No, the only thing you can do with the FBI is expose them to public understanding-education, ridicule. They deserve it. They have "garbologists" ransacking garbage pails. A lot of interesting stuff in garbage pails. They have to be exposed, brought down from that hallowed point where they once were. And, by the way, they have been brought down. That's one of the comforting things about what has happened in the United States in the last 30 years. The FBI at one point was absolutely untouchable. Everybody had great respect for the FBI. In 1965 when they took a poll of Americans; do you have a strong admiration for the FBI? Eight-five percent of people said, "Yes." When they asked again in '75, 35 percent said, "Yes." That's a big comedown. That's education -education by events, education by exposure. They know they've come down in the public mind and so now they're trying to look kinder and gentler. But they're not likely to merge with the American Civil Liberties Union. They're more likely, whatever their soothing words, to keep doing what they're in the habit of doing, assaulting the rights of citizens.

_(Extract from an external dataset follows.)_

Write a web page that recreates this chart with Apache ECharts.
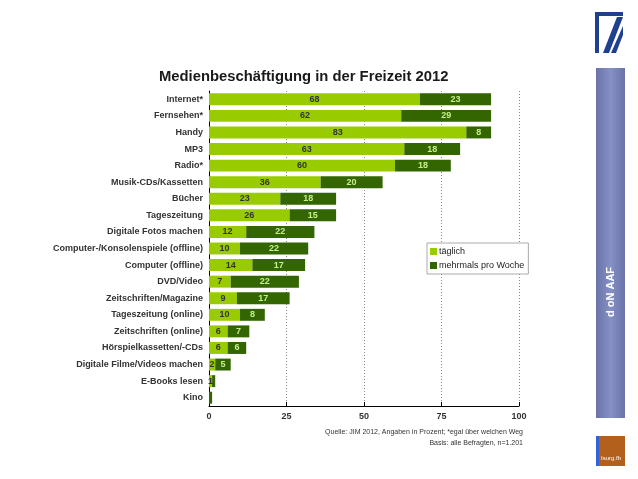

The most important thing you can do is simply to continue exposing them. Because why does the FBI do all this? To scare the hell out of people. Were they doing this because of a Soviet invasion threat or because they thought the Socialist Workers Party was about to take over the country? Are they going after whoever their current target is because the country is in imminent danger, internal or external? No. They are doing it because they don't like these organizations. They don't like the civil rights organizations, they don't like the women's organizations, they don't like the anti-war organizations, they don't like the Central American organizations. They don't like social movements. They work for the establishment and the corporations and the politicos to keep things as they are. And they want to frighten and chill the people who are trying to change things. So the best defense against them and resistance against them is simply to keep on fighting back, to keep on exposing them. That's all I have to say.